There are already some 12,000 US troops in the wider Gulf area, including those in Turkey and Saudi Arabia. Four vessels already in the Gulf have a total of 2,000 Marines. Allied airpower, predominantly American, is put at some 140 planes. Kuwait has mobilised reserve units.

In Britain, a joint statement by the Foreign Office and the Ministry of Defence said Kuwait had made a formal request for assistance under a bilateral defence agreement.
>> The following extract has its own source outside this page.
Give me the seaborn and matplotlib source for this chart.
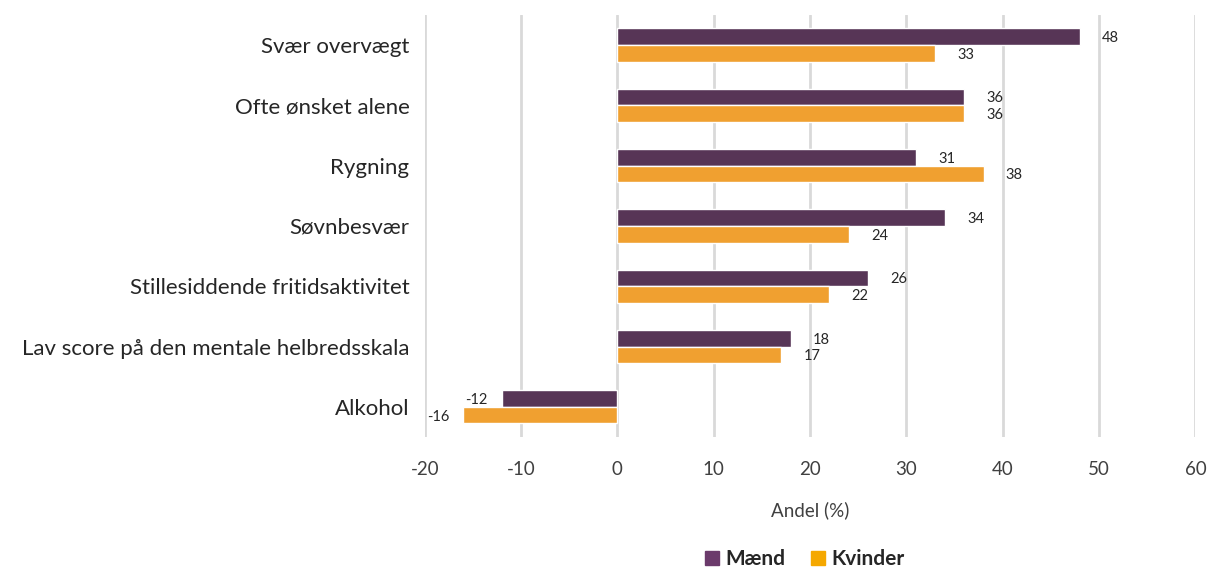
import matplotlib
matplotlib.use('Agg')
import matplotlib.pyplot as plt
import matplotlib.patches as mpatches
import seaborn as sns
import pandas as pd

categories = ['Svær overvægt', 'Ofte ønsket alene', 'Rygning', 'Søvnbesvær',
              'Stillesiddende fritidsaktivitet', 'Lav score på den mentale helbredsskala',
              'Alkohol']
maend = [48, 36, 31, 34, 26, 18, -12]
kvinder = [33, 36, 38, 24, 22, 17, -16]
series = ['Mænd', 'Kvinder']
colors = {'Mænd': '#573556', 'Kvinder': '#F0A030'}
legend_colors = {'Mænd': '#6B3A6B', 'Kvinder': '#F5A800'}
xticks = [-20, -10, 0, 10, 20, 30, 40, 50, 60]

df = pd.DataFrame({
    'kategori': categories * 2,
    'serie': ['Mænd'] * len(categories) + ['Kvinder'] * len(categories),
    'andel': maend + kvinder,
})

sns.set_style('white')
plt.rcParams['font.family'] = ['Lato', 'DejaVu Sans']

fig = plt.figure(figsize=(12.1, 5.72), dpi=100)
ax = fig.add_axes([0.351, 0.236, 0.637, 0.738])

sns.barplot(data=df, y='kategori', x='andel', hue='serie', order=categories,
            hue_order=series, palette=colors, orient='h', width=0.55,
            saturation=1, legend=False, ax=ax)

for cont in ax.containers:
    for bar in cont:
        w = bar.get_width()
        yc = bar.get_y() + bar.get_height() / 2
        if w >= 0:
            ax.annotate(f'{w:.0f}', (w, yc), xytext=(16, -1), textcoords='offset points',
                        ha='left', va='center', fontsize=10.5, color='#262626')
        else:
            ax.annotate(f'{w:.0f}', (w, yc), xytext=(-10, -1), textcoords='offset points',
                        ha='right', va='center', fontsize=10.5, color='#262626')

ax.set_xlim(-20, 60)
ax.set_xticks(xticks)
ax.set_xticklabels([str(t) for t in xticks], fontsize=13.5, color='#404040')
ax.tick_params(axis='y', labelsize=16, colors='#262626', length=0, pad=11)
ax.tick_params(axis='x', length=0, pad=17)
ax.set_ylabel('')
ax.set_xlabel('Andel (%)', fontsize=13.5, color='#404040', labelpad=17)
ax.xaxis.grid(True, color='#D9D9D9', linewidth=2)
ax.set_axisbelow(True)
for s in ax.spines.values():
    s.set_visible(False)

handles = [mpatches.Patch(color=legend_colors[s], label=s) for s in series]
leg = fig.legend(handles=handles, loc='center', bbox_to_anchor=(0.665, 0.022), ncol=2,
                 frameon=False, handlelength=0.7, handleheight=0.7, handletextpad=0.3,
                 columnspacing=1.2, borderpad=0.1, prop={'weight': 'bold', 'size': 15})

fig.savefig('out.png', dpi=100)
In response, the frigate HMS Cornwall, which is in the Gulf as part of the Royal Navy's Armilla Patrol, will arrive off Kuwait tomorrow morning.

Military experts in London and at Nato headquarters in Brussels said it was unclear whether Iraq intended to invade Kuwait, or whether it wanted to provoke the West by maintaining a threatening presence on the border.

Earlier this week, Iraq demanded a specific deadline for the easing of sanctions if the UN expected Baghdad's continuing co- operation in scrapping and monitoring its weapons potential, as required by resolutions adopted after the Gulf war.

Yesterday's build-up came shortly before warnings at the UN by Tariq Aziz, Iraq's deputy prime minister, who called on the international community to examine the 'iniquitous and illegitimate situation' under which he said one or two major powers were preventing the lifting of sanctions.

The newspaper of the ruling Baathist party, al-Thawra, railed against the embargo, adding: 'No one in the world would blame the Iraqi people and its leadership if they embarked on measures . . . which will give enemies a lesson.'

Although US officials say the forces involved - several brigades of the elite Republican Guard, according to most accounts - were smaller than those used to invade Kuwait, Mr Clinton told a news conference that Washington was watching events very closely and would respond as required.

The President urged his audience not to 'inflame this situation beyond the facts' but said it would be a 'grave mistake' for President Saddam to believe US determination has weakened.

In a statement, the US State Department said: 'Confrontational tactics will prove no more successful now than in the past,' referring to the 1991 war in which the US and allied nations forced Iraq to reverse its annexation of Kuwait.